## PROBLEM TO SOLVE
Skip the pictures. Reproduce all other material exactly.

## DATA EXCERPT
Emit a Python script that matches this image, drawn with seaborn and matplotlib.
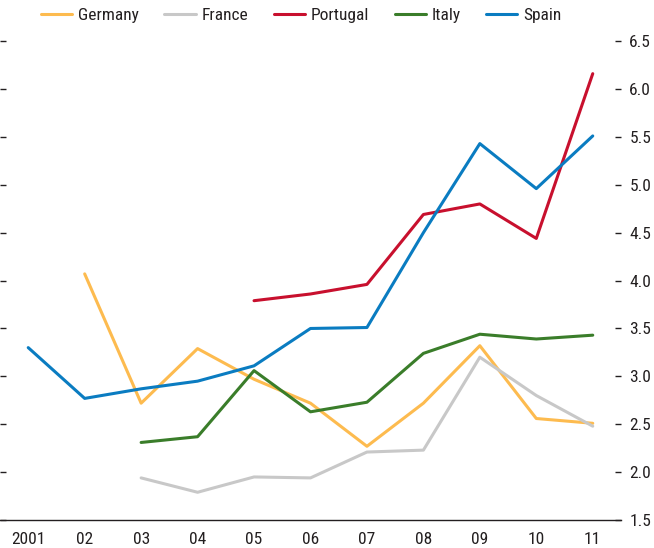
import matplotlib
matplotlib.use("Agg")
import matplotlib.pyplot as plt
import seaborn as sns
import numpy as np
import pandas as pd

# 数据
years = ["2001", "02", "03", "04", "05", "06", "07", "08", "09", "10", "11"]
germany = [None, 4.07, 2.72, 3.29, 2.97, 2.72, 2.27, 2.72, 3.32, 2.56, 2.51]
france = [None, None, 1.94, 1.79, 1.95, 1.94, 2.21, 2.23, 3.20, 2.80, 2.48]
portugal = [None, None, None, None, 3.79, 3.86, 3.96, 4.69, 4.80, 4.44, 6.16]
italy = [None, None, 2.31, 2.37, 3.06, 2.63, 2.73, 3.24, 3.44, 3.39, 3.43]
spain = [3.30, 2.77, 2.87, 2.95, 3.11, 3.50, 3.51, 4.50, 5.43, 4.96, 5.51]

countries = ["Germany", "France", "Portugal", "Italy", "Spain"]
colors = ["#FDBB4F", "#C8C8C8", "#C8102E", "#3A7D2A", "#0A7CC1"]
y_ticks = [1.5, 2.0, 2.5, 3.0, 3.5, 4.0, 4.5, 5.0, 5.5, 6.0, 6.5]

series = dict(zip(countries, [germany, france, portugal, italy, spain]))
rows = []
for name, vals in series.items():
    for i, v in enumerate(vals):
        if v is not None:
            rows.append({"pos": i, "value": v, "country": name})
df = pd.DataFrame(rows)

sns.set_style("white")
plt.rcParams["font.family"] = ["Roboto Condensed", "DejaVu Sans"]
text_color = "#231F20"

fig = plt.figure(figsize=(6.54, 5.48), dpi=100)
ax = fig.add_axes([0.0, 0.051, 0.9495, 0.874])

sns.lineplot(data=df, x="pos", y="value", hue="country", hue_order=countries,
             palette=colors, linewidth=2.2, ax=ax, legend=True)

ax.set_xlim(-0.5, len(years) - 0.5)
ax.set_ylim(1.5, 6.5)
ax.set_xlabel("")
ax.set_ylabel("")

for s in ["top", "left", "right"]:
    ax.spines[s].set_visible(False)
ax.spines["bottom"].set_color(text_color)
ax.spines["bottom"].set_linewidth(1.0)

# x 轴：标签在中间，刻度在分界处
ax.set_xticks(range(len(years)))
ax.set_xticklabels(years)
ax.set_xticks(np.arange(-0.5, len(years)), minor=True)
ax.tick_params(axis="x", which="major", length=0, pad=8.5, labelsize=12.5, labelcolor=text_color)
ax.tick_params(axis="x", which="minor", direction="in", length=6, width=1.0, color=text_color)

# y 轴：左右都有刻度，只有右侧有标签
ax.set_yticks(y_ticks)
ax.set_yticklabels([f"{t:.1f}" for t in y_ticks])
ax.tick_params(axis="y", which="major", direction="in", length=4.5, width=1.0, color=text_color,
               left=True, right=True, labelleft=False, labelright=True,
               labelsize=12.5, labelcolor=text_color, pad=6)

handles, labels = ax.get_legend_handles_labels()
ax.get_legend().remove()
fig.legend(handles, labels, loc="center left", bbox_to_anchor=(41 / 654, 1 - 15 / 548),
           ncol=5, frameon=False, fontsize=12.5, handlelength=1.8, handletextpad=0.35,
           columnspacing=1.45, borderaxespad=0, borderpad=0, labelcolor=text_color)

fig.savefig("out.png", dpi=100)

## EXERCISE ANSWER
Emit a Python script that matches this image, drawn with seaborn and matplotlib.
import matplotlib
matplotlib.use("Agg")
import matplotlib.pyplot as plt
import seaborn as sns
import numpy as np
import pandas as pd

# 数据
years = ["2001", "02", "03", "04", "05", "06", "07", "08", "09", "10", "11"]
germany = [None, 4.07, 2.72, 3.29, 2.97, 2.72, 2.27, 2.72, 3.32, 2.56, 2.51]
france = [None, None, 1.94, 1.79, 1.95, 1.94, 2.21, 2.23, 3.20, 2.80, 2.48]
portugal = [None, None, None, None, 3.79, 3.86, 3.96, 4.69, 4.80, 4.44, 6.16]
italy = [None, None, 2.31, 2.37, 3.06, 2.63, 2.73, 3.24, 3.44, 3.39, 3.43]
spain = [3.30, 2.77, 2.87, 2.95, 3.11, 3.50, 3.51, 4.50, 5.43, 4.96, 5.51]

countries = ["Germany", "France", "Portugal", "Italy", "Spain"]
colors = ["#FDBB4F", "#C8C8C8", "#C8102E", "#3A7D2A", "#0A7CC1"]
y_ticks = [1.5, 2.0, 2.5, 3.0, 3.5, 4.0, 4.5, 5.0, 5.5, 6.0, 6.5]

series = dict(zip(countries, [germany, france, portugal, italy, spain]))
rows = []
for name, vals in series.items():
    for i, v in enumerate(vals):
        if v is not None:
            rows.append({"pos": i, "value": v, "country": name})
df = pd.DataFrame(rows)

sns.set_style("white")
plt.rcParams["font.family"] = ["Roboto Condensed", "DejaVu Sans"]
text_color = "#231F20"

fig = plt.figure(figsize=(6.54, 5.48), dpi=100)
ax = fig.add_axes([0.0, 0.051, 0.9495, 0.874])

sns.lineplot(data=df, x="pos", y="value", hue="country", hue_order=countries,
             palette=colors, linewidth=2.2, ax=ax, legend=True)

ax.set_xlim(-0.5, len(years) - 0.5)
ax.set_ylim(1.5, 6.5)
ax.set_xlabel("")
ax.set_ylabel("")

for s in ["top", "left", "right"]:
    ax.spines[s].set_visible(False)
ax.spines["bottom"].set_color(text_color)
ax.spines["bottom"].set_linewidth(1.0)

# x 轴：标签在中间，刻度在分界处
ax.set_xticks(range(len(years)))
ax.set_xticklabels(years)
ax.set_xticks(np.arange(-0.5, len(years)), minor=True)
ax.tick_params(axis="x", which="major", length=0, pad=8.5, labelsize=12.5, labelcolor=text_color)
ax.tick_params(axis="x", which="minor", direction="in", length=6, width=1.0, color=text_color)

# y 轴：左右都有刻度，只有右侧有标签
ax.set_yticks(y_ticks)
ax.set_yticklabels([f"{t:.1f}" for t in y_ticks])
ax.tick_params(axis="y", which="major", direction="in", length=4.5, width=1.0, color=text_color,
               left=True, right=True, labelleft=False, labelright=True,
               labelsize=12.5, labelcolor=text_color, pad=6)

handles, labels = ax.get_legend_handles_labels()
ax.get_legend().remove()
fig.legend(handles, labels, loc="center left", bbox_to_anchor=(41 / 654, 1 - 15 / 548),
           ncol=5, frameon=False, fontsize=12.5, handlelength=1.8, handletextpad=0.35,
           columnspacing=1.45, borderaxespad=0, borderpad=0, labelcolor=text_color)

fig.savefig("out.png", dpi=100)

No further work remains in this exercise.